Task prompt => Copy out all lines of the records in which the word "code" appears.

***** Source material

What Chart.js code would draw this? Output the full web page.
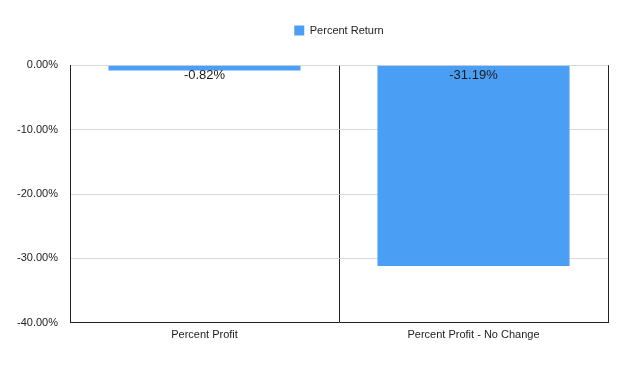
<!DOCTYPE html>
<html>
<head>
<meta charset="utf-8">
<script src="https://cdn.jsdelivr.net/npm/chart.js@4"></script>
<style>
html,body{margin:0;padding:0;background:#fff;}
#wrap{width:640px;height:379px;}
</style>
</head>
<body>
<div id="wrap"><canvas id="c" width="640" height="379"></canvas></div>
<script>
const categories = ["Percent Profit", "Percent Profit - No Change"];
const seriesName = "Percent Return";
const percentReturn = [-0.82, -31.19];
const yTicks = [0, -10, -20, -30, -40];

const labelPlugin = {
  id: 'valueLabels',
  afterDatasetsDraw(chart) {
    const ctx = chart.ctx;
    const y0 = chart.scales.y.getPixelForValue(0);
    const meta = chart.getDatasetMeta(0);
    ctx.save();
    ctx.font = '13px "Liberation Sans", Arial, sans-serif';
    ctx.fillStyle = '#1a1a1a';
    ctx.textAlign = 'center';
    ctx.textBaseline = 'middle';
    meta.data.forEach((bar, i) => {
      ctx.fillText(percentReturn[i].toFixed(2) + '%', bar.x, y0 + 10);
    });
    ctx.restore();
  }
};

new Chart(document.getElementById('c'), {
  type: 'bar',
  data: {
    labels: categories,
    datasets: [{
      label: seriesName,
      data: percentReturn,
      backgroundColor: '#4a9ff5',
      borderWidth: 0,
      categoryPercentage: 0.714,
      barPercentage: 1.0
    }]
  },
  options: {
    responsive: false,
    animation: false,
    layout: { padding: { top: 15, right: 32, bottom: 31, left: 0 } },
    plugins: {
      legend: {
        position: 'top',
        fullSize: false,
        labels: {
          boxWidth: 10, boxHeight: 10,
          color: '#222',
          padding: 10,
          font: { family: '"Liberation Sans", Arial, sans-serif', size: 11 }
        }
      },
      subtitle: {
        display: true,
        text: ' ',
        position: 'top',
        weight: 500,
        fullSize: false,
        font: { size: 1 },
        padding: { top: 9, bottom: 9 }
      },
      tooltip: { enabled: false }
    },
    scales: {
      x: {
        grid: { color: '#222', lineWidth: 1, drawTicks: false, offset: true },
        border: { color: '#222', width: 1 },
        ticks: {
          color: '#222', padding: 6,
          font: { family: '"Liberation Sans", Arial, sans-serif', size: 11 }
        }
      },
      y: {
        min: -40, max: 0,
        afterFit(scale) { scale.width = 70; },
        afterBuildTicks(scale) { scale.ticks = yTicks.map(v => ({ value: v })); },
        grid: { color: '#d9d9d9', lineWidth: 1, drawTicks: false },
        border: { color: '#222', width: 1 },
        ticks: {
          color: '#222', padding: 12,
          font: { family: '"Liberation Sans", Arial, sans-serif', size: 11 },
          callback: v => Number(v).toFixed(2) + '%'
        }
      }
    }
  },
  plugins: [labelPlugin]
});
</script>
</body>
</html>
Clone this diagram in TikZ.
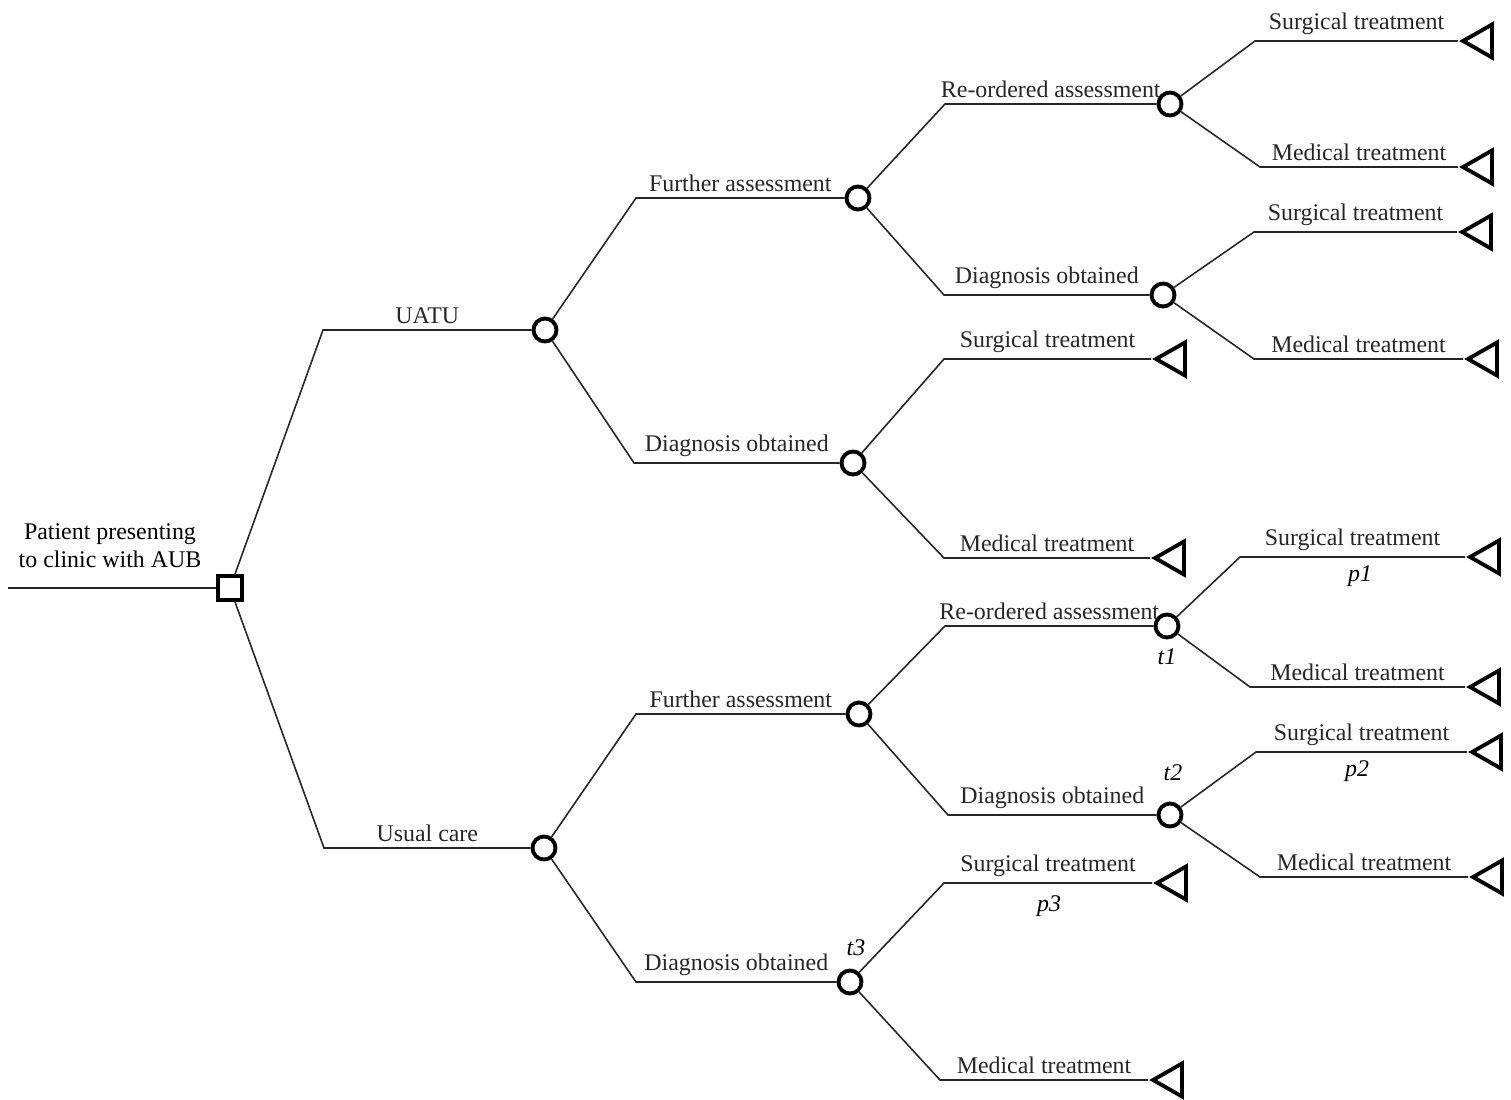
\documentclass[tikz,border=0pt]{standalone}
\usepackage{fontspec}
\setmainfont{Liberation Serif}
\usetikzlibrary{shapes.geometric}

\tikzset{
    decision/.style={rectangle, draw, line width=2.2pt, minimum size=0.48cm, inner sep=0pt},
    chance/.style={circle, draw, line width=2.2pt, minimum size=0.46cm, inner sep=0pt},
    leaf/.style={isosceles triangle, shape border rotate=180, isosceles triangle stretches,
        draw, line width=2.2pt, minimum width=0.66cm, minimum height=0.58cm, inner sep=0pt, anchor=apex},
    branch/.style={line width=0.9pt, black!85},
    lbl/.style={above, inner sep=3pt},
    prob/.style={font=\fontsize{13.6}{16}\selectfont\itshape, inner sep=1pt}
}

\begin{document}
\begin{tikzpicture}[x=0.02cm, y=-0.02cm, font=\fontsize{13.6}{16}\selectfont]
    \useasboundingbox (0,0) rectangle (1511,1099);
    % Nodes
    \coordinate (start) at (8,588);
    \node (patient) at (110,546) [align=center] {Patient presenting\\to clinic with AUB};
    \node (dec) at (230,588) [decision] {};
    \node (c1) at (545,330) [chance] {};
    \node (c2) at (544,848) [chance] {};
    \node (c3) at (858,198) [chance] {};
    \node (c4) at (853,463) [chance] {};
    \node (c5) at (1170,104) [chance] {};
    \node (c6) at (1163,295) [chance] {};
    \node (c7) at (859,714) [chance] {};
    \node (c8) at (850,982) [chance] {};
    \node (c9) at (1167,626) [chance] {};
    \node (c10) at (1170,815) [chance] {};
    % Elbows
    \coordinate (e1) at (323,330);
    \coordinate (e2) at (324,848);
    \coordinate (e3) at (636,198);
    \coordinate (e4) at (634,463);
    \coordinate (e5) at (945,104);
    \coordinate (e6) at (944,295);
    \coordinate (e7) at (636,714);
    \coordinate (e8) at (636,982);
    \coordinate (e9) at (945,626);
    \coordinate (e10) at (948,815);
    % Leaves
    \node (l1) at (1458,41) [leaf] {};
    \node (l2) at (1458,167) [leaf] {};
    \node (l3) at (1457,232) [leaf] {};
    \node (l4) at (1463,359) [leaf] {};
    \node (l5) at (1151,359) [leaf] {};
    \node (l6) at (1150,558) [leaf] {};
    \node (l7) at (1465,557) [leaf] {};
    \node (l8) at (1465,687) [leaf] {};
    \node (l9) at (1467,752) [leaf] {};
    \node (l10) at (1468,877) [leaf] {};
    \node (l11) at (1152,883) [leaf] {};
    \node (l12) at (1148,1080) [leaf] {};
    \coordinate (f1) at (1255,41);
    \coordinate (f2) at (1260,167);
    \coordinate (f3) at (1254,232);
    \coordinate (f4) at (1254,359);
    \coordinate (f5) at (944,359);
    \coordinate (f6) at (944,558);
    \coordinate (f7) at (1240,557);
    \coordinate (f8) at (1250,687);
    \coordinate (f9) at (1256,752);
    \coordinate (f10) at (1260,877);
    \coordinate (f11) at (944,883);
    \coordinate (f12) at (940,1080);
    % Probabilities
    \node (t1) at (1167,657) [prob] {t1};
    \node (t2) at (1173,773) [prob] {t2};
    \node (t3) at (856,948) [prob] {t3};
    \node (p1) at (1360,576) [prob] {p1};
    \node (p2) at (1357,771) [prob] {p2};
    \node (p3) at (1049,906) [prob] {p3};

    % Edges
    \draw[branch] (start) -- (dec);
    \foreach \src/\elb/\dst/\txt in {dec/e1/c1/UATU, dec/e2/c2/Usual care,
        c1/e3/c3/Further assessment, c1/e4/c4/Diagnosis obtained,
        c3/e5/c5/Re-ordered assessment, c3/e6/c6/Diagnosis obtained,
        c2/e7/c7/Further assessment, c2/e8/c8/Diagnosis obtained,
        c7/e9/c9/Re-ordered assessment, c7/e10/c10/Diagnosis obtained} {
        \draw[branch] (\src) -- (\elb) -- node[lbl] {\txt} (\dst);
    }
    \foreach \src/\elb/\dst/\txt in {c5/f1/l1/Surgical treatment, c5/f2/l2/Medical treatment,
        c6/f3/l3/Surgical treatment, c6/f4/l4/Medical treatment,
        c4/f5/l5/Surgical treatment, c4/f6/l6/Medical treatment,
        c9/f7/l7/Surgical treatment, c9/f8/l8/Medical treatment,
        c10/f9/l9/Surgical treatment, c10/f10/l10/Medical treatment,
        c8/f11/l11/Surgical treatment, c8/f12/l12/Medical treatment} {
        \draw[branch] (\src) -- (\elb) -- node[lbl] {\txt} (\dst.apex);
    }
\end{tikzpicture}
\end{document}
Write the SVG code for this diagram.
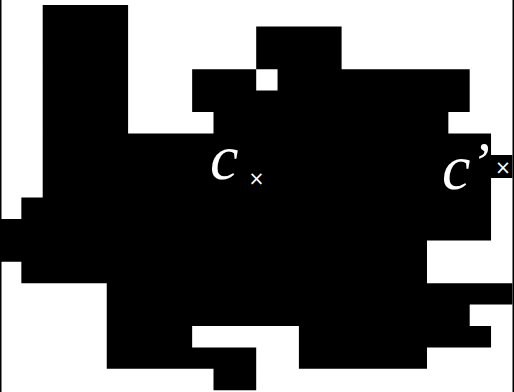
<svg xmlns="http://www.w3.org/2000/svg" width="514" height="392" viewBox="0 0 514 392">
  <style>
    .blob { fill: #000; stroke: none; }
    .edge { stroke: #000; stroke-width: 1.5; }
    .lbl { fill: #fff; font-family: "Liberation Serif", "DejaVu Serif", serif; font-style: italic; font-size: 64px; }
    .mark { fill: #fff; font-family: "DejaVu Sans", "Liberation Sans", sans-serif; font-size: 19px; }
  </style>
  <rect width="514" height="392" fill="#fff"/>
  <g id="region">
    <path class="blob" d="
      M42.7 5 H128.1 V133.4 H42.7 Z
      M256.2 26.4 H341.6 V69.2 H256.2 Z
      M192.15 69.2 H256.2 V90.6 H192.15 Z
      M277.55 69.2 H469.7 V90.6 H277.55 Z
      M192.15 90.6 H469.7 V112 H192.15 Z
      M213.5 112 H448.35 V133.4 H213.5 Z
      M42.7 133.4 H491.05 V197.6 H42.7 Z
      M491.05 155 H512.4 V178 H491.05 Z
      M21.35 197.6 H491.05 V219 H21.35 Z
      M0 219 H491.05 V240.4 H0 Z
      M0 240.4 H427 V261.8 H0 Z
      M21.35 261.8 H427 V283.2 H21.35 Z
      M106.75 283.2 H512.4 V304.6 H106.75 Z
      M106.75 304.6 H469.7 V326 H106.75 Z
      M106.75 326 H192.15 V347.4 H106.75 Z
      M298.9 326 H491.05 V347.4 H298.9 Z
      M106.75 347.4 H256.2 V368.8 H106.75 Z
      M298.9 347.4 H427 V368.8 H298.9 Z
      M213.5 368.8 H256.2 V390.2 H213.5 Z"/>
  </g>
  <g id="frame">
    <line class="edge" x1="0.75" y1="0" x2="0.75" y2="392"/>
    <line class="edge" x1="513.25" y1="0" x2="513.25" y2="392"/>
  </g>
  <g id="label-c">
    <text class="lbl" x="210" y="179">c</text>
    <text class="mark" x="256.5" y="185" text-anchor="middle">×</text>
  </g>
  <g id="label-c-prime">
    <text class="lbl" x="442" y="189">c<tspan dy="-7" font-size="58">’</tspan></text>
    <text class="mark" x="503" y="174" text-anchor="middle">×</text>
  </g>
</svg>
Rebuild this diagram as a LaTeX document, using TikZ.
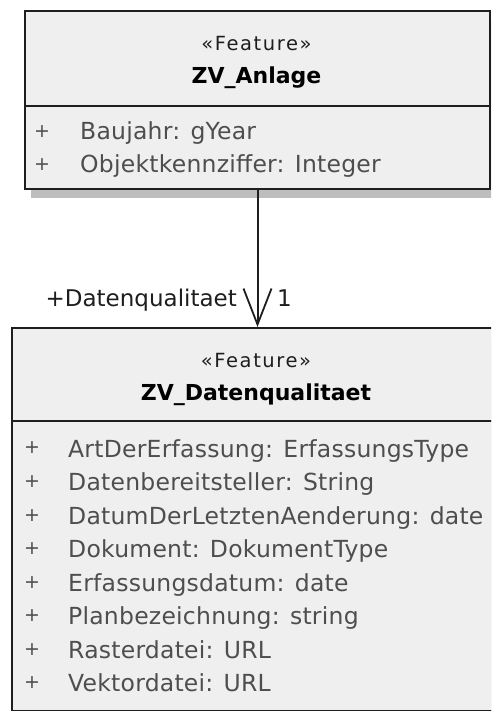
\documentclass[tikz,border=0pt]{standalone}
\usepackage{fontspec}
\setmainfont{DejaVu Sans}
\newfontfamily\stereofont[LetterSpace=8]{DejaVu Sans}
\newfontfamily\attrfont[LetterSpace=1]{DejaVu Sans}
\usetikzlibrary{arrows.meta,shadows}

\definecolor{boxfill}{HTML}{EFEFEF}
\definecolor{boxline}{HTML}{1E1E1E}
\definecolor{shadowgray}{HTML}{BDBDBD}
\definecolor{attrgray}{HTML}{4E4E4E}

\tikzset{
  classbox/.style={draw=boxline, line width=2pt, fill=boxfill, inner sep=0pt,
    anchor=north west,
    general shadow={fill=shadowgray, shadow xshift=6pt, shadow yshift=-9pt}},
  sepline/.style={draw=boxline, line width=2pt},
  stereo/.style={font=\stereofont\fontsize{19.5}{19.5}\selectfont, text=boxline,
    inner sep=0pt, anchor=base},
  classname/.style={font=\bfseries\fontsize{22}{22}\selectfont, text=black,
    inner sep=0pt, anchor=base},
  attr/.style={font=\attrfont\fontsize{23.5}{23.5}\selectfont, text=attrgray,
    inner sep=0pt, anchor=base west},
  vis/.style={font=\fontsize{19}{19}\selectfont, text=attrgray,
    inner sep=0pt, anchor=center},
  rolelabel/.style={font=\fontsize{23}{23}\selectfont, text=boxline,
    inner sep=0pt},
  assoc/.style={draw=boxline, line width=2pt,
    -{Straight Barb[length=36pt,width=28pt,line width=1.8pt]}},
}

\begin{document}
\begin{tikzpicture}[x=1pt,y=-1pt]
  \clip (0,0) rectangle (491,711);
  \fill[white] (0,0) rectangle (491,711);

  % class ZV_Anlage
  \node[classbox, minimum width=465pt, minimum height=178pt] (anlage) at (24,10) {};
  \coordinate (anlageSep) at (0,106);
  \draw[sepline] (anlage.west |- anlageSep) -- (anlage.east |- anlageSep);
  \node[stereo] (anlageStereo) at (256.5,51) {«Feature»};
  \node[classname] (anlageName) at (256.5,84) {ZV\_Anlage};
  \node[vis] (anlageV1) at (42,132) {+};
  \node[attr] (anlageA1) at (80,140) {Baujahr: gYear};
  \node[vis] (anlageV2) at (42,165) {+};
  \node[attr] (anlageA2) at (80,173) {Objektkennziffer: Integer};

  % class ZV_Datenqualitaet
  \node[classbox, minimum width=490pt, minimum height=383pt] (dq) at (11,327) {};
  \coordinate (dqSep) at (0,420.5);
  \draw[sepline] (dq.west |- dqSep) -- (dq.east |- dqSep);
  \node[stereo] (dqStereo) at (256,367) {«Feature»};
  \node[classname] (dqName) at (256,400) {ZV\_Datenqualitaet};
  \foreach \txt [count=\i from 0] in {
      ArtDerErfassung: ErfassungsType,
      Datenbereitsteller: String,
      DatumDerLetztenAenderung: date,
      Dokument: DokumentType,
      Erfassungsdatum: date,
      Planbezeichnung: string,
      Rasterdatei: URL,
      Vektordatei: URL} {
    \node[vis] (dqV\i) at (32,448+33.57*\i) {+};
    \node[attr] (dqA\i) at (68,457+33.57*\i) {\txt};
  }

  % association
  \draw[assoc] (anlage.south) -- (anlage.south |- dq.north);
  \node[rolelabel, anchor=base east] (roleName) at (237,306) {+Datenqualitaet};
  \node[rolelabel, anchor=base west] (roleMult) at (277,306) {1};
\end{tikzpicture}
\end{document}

**********

Task response =>
What Chart.js code would draw this? Output the full web page.
Write the SVG code for this diagram.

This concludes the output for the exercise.